Cependant le recours à la pondération des critères de qualité de vie reste souvent un choix d’analyste. Les modes de hiérarchisation et l’attribution du poids relatif à chacun des critères de mesure sont de plus étroitement liés au libre arbitre et à l’opinion de celui qui se propose de mesurer. L’utilisation de cette méthode est rarement légitimée en tant que procédé d’analyse et les modes d’attribution d’une valeur différente ne sont guère discutés. La méthode d’évaluation proposée opère une véritable rupture idéologique en s’interrogeant concrètement sur la réalité, la nécessité et la faisabilité des mécanismes de la hiérarchisation. Face à la diversité et à la multiplicité des critères jugés nécessaires à la mesure de la qualité de vie quotidienne, l’idée de pouvoir classer et hiérarchiser les critères entre eux est satisfaisante. Cette recherche de pondération participe grandement à la recherche d’une échelle unique de qualité de vie.
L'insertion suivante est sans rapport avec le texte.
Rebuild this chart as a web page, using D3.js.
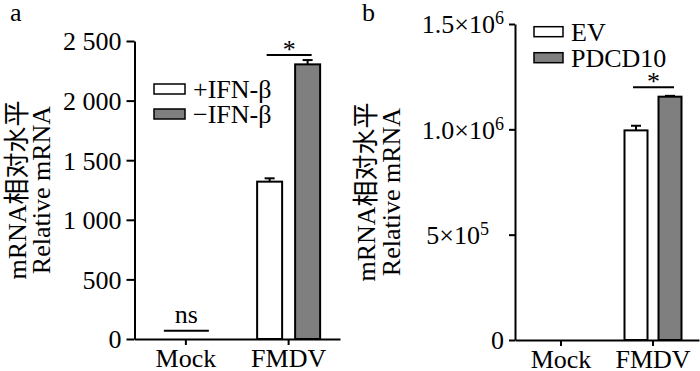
<!DOCTYPE html>
<html>
<head>
<meta charset="utf-8">
<script src="https://cdn.jsdelivr.net/npm/d3@7"></script>
<style>
  body { margin: 0; background: #fff; }
  svg text { font-family: "Liberation Serif", "Noto Sans CJK SC", serif; fill: #000; }
</style>
</head>
<body>
<div id="chart"></div>
<script>
// data
const groups = ["Mock", "FMDV"];

const seriesA = ["+IFN-β", "−IFN-β"];
const ifnPlus = [1, 1320];
const ifnPlusErr = [0, 28];
const ifnMinus = [1, 2304];
const ifnMinusErr = [0, 36];
const ticksA = [0, 500, 1000, 1500, 2000, 2500];
const sigA = [
  { group: "Mock", y: 70, text: "ns" },
  { group: "FMDV", y: 2382, text: "*" }
];

const seriesB = ["EV", "PDCD10"];
const ev = [1, 995000];
const evErr = [0, 22000];
const pdcd10 = [1, 1155000];
const pdcd10Err = [0, 4000];
const ticksB = [0, 500000, 1000000, 1500000];
const sigB = [
  { group: "FMDV", y: 1200000, text: "*" }
];

const fills = ["#ffffff", "#7f7f7f"];

const svg = d3.select("#chart")
  .append("svg")
  .attr("width", 700)
  .attr("height", 371);

function drawPanel(p) {
  const g = svg.append("g");

  const y = d3.scaleLinear().domain(p.yDomain).range([p.bottom, p.top]);
  const x = d3.scaleBand().domain(groups).range([p.left, p.right]);
  const inner = d3.scalePoint().domain(p.series).range([-p.offset, p.offset]);

  // bars
  p.series.forEach((s, si) => {
    const vals = p.values[si], errs = p.errors[si];
    groups.forEach((grp, gi) => {
      const cx = x(grp) + x.bandwidth() / 2 + inner(s);
      const top = y(vals[gi]);
      if (p.bottom - top < 1) return;
      g.append("rect")
        .attr("x", cx - p.barW / 2)
        .attr("y", top)
        .attr("width", p.barW)
        .attr("height", p.bottom - top)
        .attr("fill", fills[si])
        .attr("stroke", "#000")
        .attr("stroke-width", 2);
      const et = y(vals[gi] + errs[gi]);
      g.append("line")
        .attr("x1", cx).attr("x2", cx)
        .attr("y1", top).attr("y2", et)
        .attr("stroke", "#000").attr("stroke-width", 2);
      g.append("line")
        .attr("x1", cx - p.cap / 2).attr("x2", cx + p.cap / 2)
        .attr("y1", et).attr("y2", et)
        .attr("stroke", "#000").attr("stroke-width", 2);
    });
  });

  // significance marks
  p.sig.forEach(d => {
    const c = x(d.group) + x.bandwidth() / 2;
    const x1 = c + inner(p.series[0]) - 3, x2 = c + inner(p.series[1]) + 4;
    const yy = y(d.y);
    g.append("line")
      .attr("x1", x1).attr("x2", x2)
      .attr("y1", yy).attr("y2", yy)
      .attr("stroke", "#000").attr("stroke-width", 2);
    g.append("text")
      .attr("x", (x1 + x2) / 2)
      .attr("y", d.text === "*" ? yy + 3 : yy - 8)
      .attr("text-anchor", "middle")
      .attr("font-size", d.text === "*" ? "26px" : "26px")
      .text(d.text);
  });

  // y axis
  const yAxis = g.append("g")
    .attr("transform", `translate(${p.left},0)`)
    .call(d3.axisLeft(y).tickValues(p.ticks).tickSize(p.tickLen).tickPadding(5).tickSizeOuter(0).tickFormat(""));
  yAxis.selectAll("path, line").attr("stroke", "#000").attr("stroke-width", 2);
  yAxis.selectAll(".tick text").remove();
  yAxis.selectAll(".tick").each(function(d) {
    const t = d3.select(this).append("text")
      .attr("x", -p.tickLen - 5)
      .attr("dy", "0.34em")
      .attr("text-anchor", "end")
      .attr("font-size", "26px");
    p.label(t, d);
  });

  // x axis
  const xAxis = g.append("g")
    .attr("transform", `translate(0,${p.bottom})`)
    .call(d3.axisBottom(x).tickSize(6).tickSizeOuter(0).tickPadding(4));
  xAxis.selectAll("path, line").attr("stroke", "#000").attr("stroke-width", 2);
  xAxis.selectAll(".tick text")
    .attr("font-size", "26px")
    .attr("font-family", "Liberation Serif")
    .attr("dy", "0.7em")
    .attr("fill", "#000");

  // y title
  p.titleX.forEach((tx, i) => {
    g.append("text")
      .attr("transform", `translate(${tx},${p.titleY}) rotate(-90)`)
      .attr("text-anchor", "middle")
      .attr("font-size", "26px")
      .text(i === 0 ? "mRNA相对水平" : "Relative mRNA");
  });

  // legend
  p.series.forEach((s, si) => {
    const ly = p.legendY + si * p.legendGap;
    g.append("rect")
      .attr("x", p.legendX)
      .attr("y", ly - 5)
      .attr("width", p.legendW)
      .attr("height", 10)
      .attr("fill", fills[si])
      .attr("stroke", "#000")
      .attr("stroke-width", 1.5);
    g.append("text")
      .attr("x", p.legendX + p.legendW + 8)
      .attr("y", ly)
      .attr("dy", "0.35em")
      .attr("font-size", "26px")
      .text(s);
  });

  // panel letter
  g.append("text")
    .attr("x", p.letterX)
    .attr("y", 21)
    .attr("font-size", "26px")
    .text(p.letter);
}

drawPanel({
  letter: "a", letterX: 10,
  series: seriesA,
  values: [ifnPlus, ifnMinus],
  errors: [ifnPlusErr, ifnMinusErr],
  yDomain: [0, 2500], ticks: ticksA,
  left: 134.5, right: 340, top: 41, bottom: 339,
  offset: 19, barW: 25, cap: 10, tickLen: 8,
  sig: sigA,
  label: (t, d) => t.text(d >= 1000 ? d3.format(",")(d).replace(",", " ") : d),
  titleX: [26, 50], titleY: 190,
  legendX: 154, legendY: 89, legendW: 31, legendGap: 25
});

drawPanel({
  letter: "b", letterX: 362,
  series: seriesB,
  values: [ev, pdcd10],
  errors: [evErr, pdcd10Err],
  yDomain: [0, 1500000], ticks: ticksB,
  left: 515, right: 699, top: 24, bottom: 340,
  offset: 17, barW: 23, cap: 10, tickLen: 6,
  sig: sigB,
  label: (t, d) => {
    if (d === 0) { t.text("0"); return; }
    const e = Math.floor(Math.log10(d));
    const m = d / Math.pow(10, e);
    if (d === 500000) t.attr("dx", -15);
    t.append("tspan").text((d === 500000 ? m : m.toFixed(1)) + "×10");
    t.append("tspan").attr("dy", "-0.5em").attr("font-size", "18px").text(e);
  },
  titleX: [375, 400], titleY: 192,
  legendX: 534, legendY: 31.7, legendW: 29, legendGap: 26
});
</script>
</body>
</html>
À cette quête quelque peu illusoire, nous avons préféré une réelle confirmation de la hiérarchisation des critères.

Le regard croisé sur la notion de qualité de vie et les critères de sa mesure que permet cette enquête n’a pu confirmer la faisabilité d’une hiérarchie des critères d’évaluation. Les résultats d’enquête ont ainsi permis de classer l’ensemble de thèmes structurant la qualité de vie en thèmes majeurs, intermédiaires et secondaires. Ce classement thématique s’inscrit à un niveau global d’ordonnancement. Compte tenu des différenciations perceptuelles, celui-ci ne permet pas de hiérarchiser les thèmes d’un même niveau d’importance entre eux. Ce constat est d’autant plus vrai lorsqu’il s’agit de vouloir ordonner les critères de mesure. Comme le prouve la partie précédemment développée, les résultats d’enquête sont dans l’incapacité de proposer une hiérarchisation des critères de qualité de vie. Les informations recueillies n’ont ainsi pas permis d’envisager une pondération légitime et vérifiable. Une exploitation supplémentaire axée sur le questionnement spécifique de la hiérarchisation des critères serait nécessaire pour tendre vers l’utilisation d’une pondération avérée. Riche de cet enseignement, le diagnostic urbain tel qu’il va être proposé n’utilisera aucune hiérarchisation et par conséquent n’aura pas recours à la pondération des paramètres mesurés. Il s’agit d’un éclairage structurant pour l’exercice de la mesure de qualité de vie puisque chacun des critères étudiés n’aura ni rang, ni poids. Fidèle à ces fondements, cette méthode ne prend en considération que les éléments confirmés par les représentations citadines et professionnelles, la hiérarchisation des critères de mesure de la qualité de vie, faute d’approfondissement, ne peut en faire partie.

Notes
112.

TOBELEM-ZANIN C., 1995, La qualité de vie dans les villes françaises. Rouen, Publication de l’Université de Rouen, N°208, 288 pages.